Dans son livre de dialogues intitulé « Gorgias » (nom du protagoniste principal) Platon (428-348 avant J.-C.) expose le paradoxe socratique : «Nul n’est méchant volontairement». Une thèse contre-intuitive de prime abord, qui s’éclaire si l’on comprend que, d’après le philosophe, les hommes commettant l’injustice le font par ignorance du véritable bien. Ils confondent le bien
illusoire – le plaisir, la satisfaction immédiate de désirs déréglés – avec le bien réel : la santé de l’âme. Plus loin Socrate dit que si l’on percevait, toute la réalité du mal fait, à soi et à autrui, on n’aurait plus le désir de le commettre. Il y a du karma dans cette morale socratique.
Dans une analyse pas si éloignée, Saint Thomas d’Aquin définit le mal comme un non-être, comme la privation d’un bien (Somme Théologique, I, q 48, art 3, ad 2um).
On comprend ainsi que le décalogue n’est pas un catalogue d’interdits divin mais une « pédagogie » (une des traductions du mot hébreux traduit aussi par « commandement ») visant à ne priver ni Dieu ni autrui ni soi-même d’aucun bien. – Je dis-soi-même dans la mesure où tout mal commis nuit à la « santé » de mon âme –
Malgré tout, Saint Paul ne dit-il pas : « Car je ne sais pas ce que je fais ; le bien que je veux, je ne le fais pas, mais le mal que je hais, je le fais ». Rom 7,15. ?
Il apparait donc comme évident que l’on ne fait pas que le mal que nous voulons commettre. Des enfants se dédouanent facilement du mal qu’ils ont fait puisque – selon leurs dires – ils ne l’ont pas fait exprès.
Si nous nous référons à Saint Thomas d’Aquin, ce n’est pas en soi que l’on trouverait le sentiment, la conviction, la croyance de faire le mal, mais dans celui ou celle qui nous en revoie l’écho. Il n’y a de mal que le mal fait à quelqu’un. Le mal n’est pas une idée – comme expliqué dans le livre Dieu sans idée de mal du Dr Philippe Madre aux éditions de la pneumathèque, mais une souffrance infligée, la privation d’un bien, que nous en rendions compte ou non !
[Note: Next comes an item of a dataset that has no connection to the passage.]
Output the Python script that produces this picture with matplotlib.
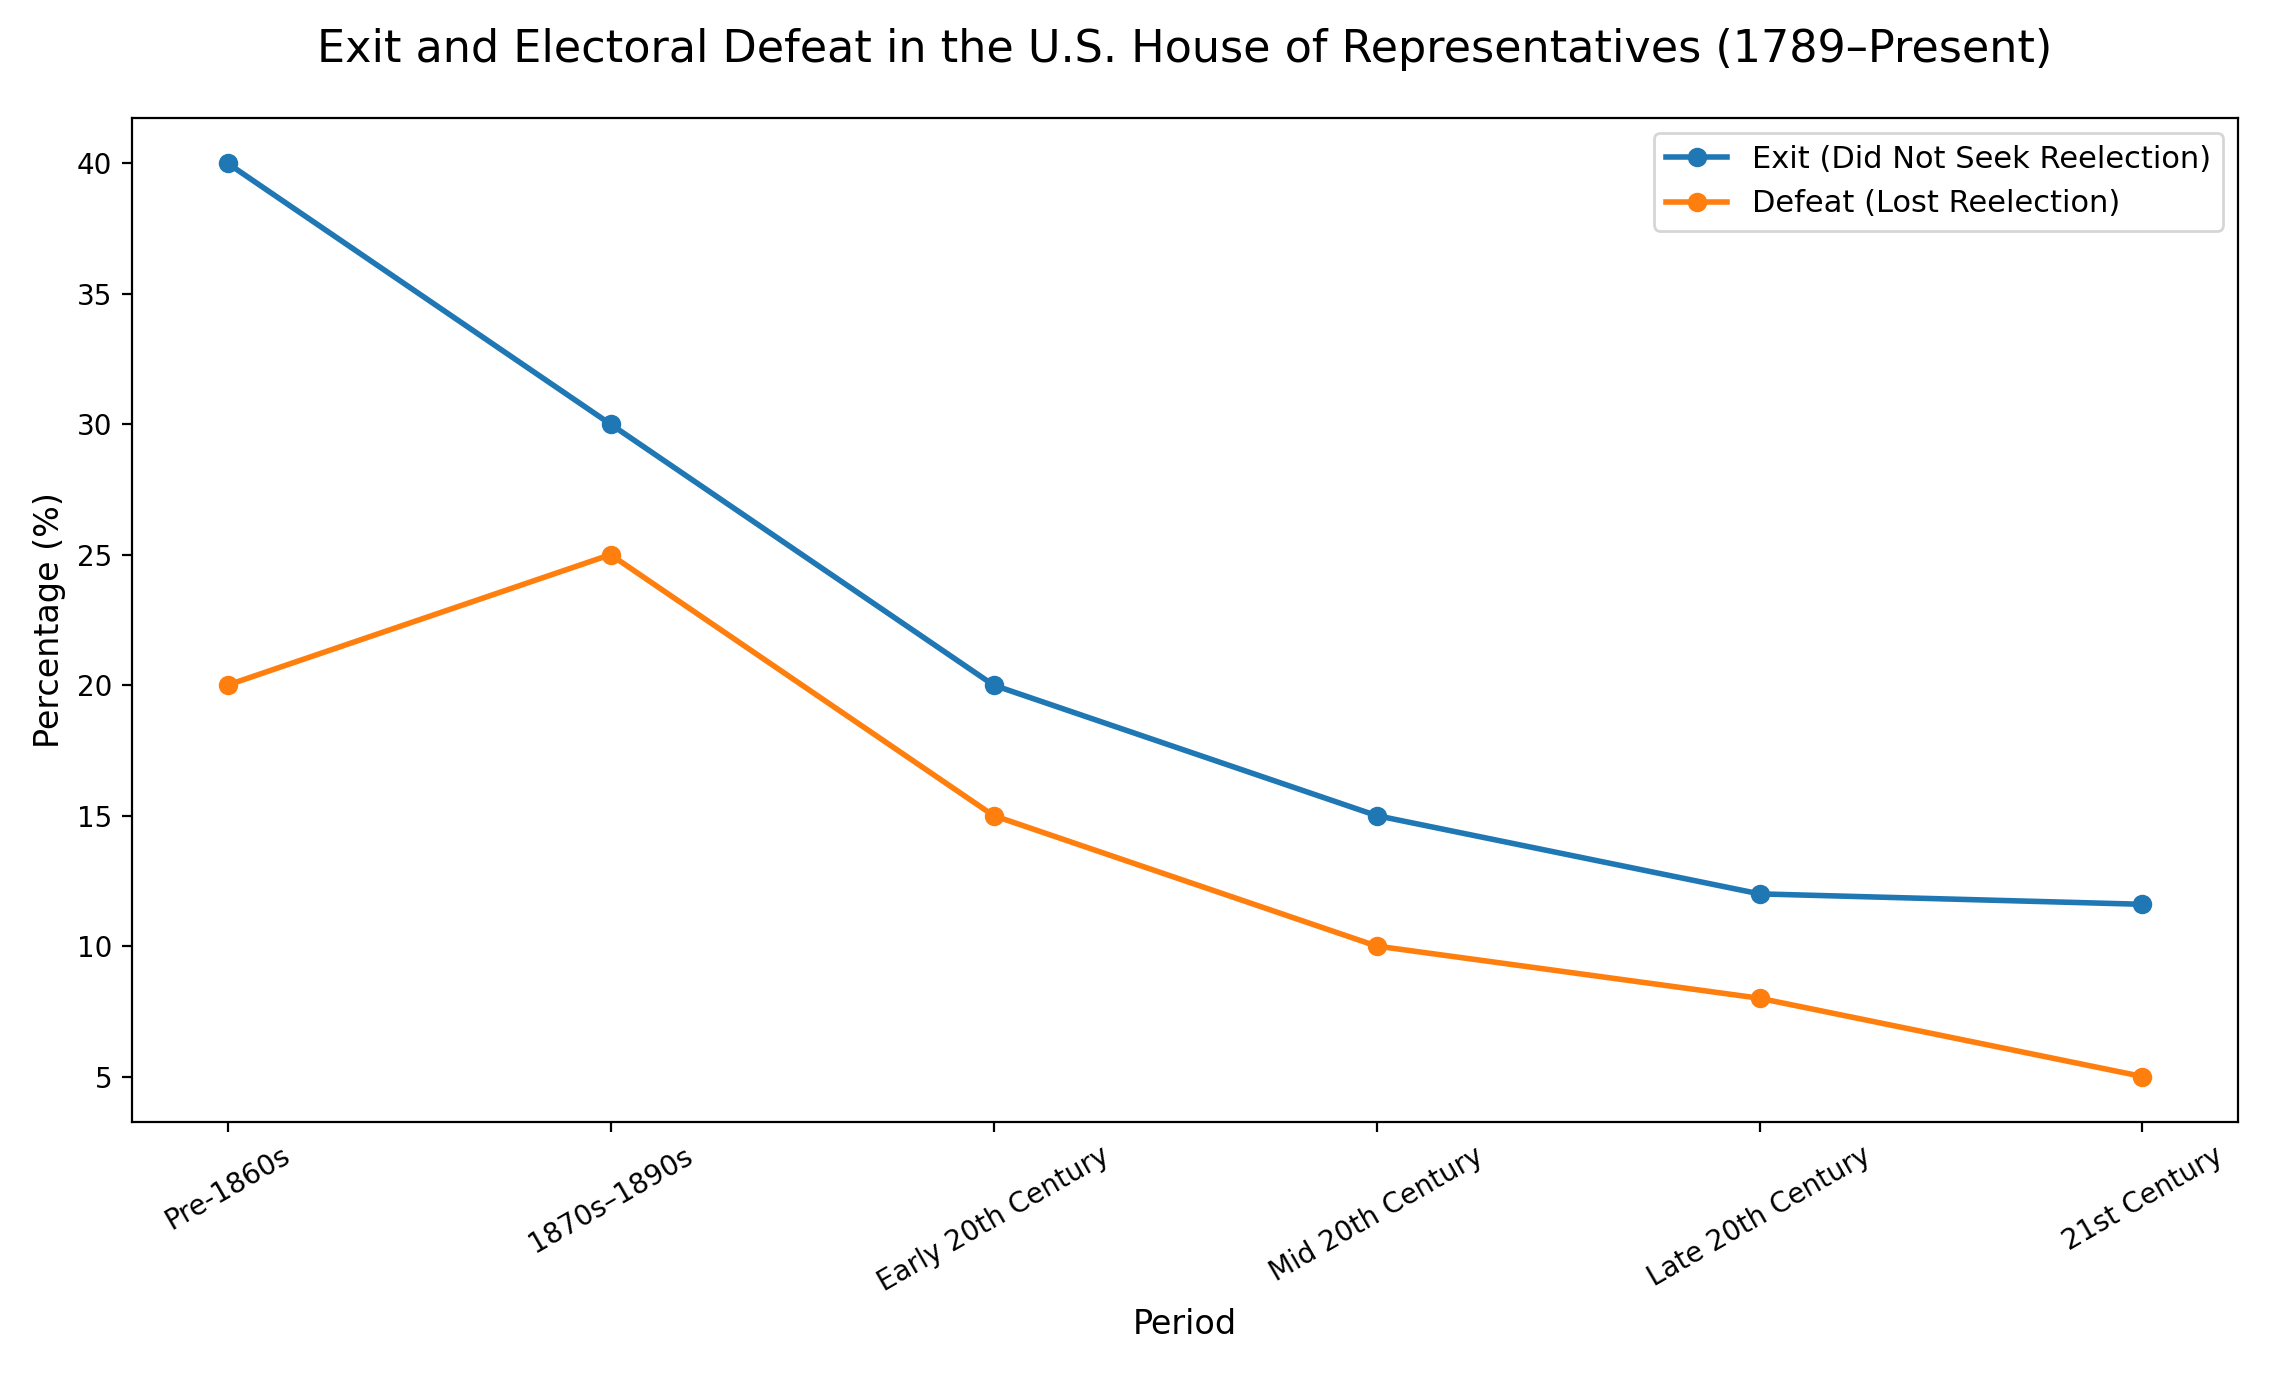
import matplotlib

matplotlib.use("Agg")
import matplotlib.pyplot as plt

periods = ["Pre-1860s", "1870s\u20131890s", "Early 20th Century",
           "Mid 20th Century", "Late 20th Century", "21st Century"]
exit_pct = [40, 30, 20, 15, 12, 11.6]
defeat_pct = [20, 25, 15, 10, 8, 5]

fig, ax = plt.subplots(figsize=(11.365, 6.87))
ax.plot(periods, exit_pct, marker="o", linewidth=2, color="#1f77b4",
        label="Exit (Did Not Seek Reelection)")
ax.plot(periods, defeat_pct, marker="o", linewidth=2, color="#ff7f0e",
        label="Defeat (Lost Reelection)")
ax.set_title("Exit and Electoral Defeat in the U.S. House of Representatives (1789\u2013Present)",
             fontsize=16, pad=20)
ax.set_xlabel("Period", fontsize=12)
ax.set_ylabel("Percentage (%)", fontsize=12)
plt.xticks(rotation=30)
ax.legend(loc="upper right", fontsize=11)
fig.tight_layout()
fig.savefig("out.png", dpi=200)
Le mal se situe donc en deçà de la volonté et de la conscience, dans le penser, le dire, le faire ou l’omettre ! Attaquons-nous donc au mal à sa racine : au plus profond de nous-mêmes ! Jusqu’au fin fond de nos zones d’ombres (inconscient freudien ou autre appellation).
Un antidote au mal,en sus de l’humitilité, serait de mettre au service du bien, résolution après résolution, précisément ses pensées, ses paroles et ses actes, en un mot sa destinée.
Cela n’empêchera certes pas le juste de pécher 7 fois (pas jour?), comme le rappelle le livre des proverbes 24, 16. : «Car sept fois le juste tombe, et il se relève».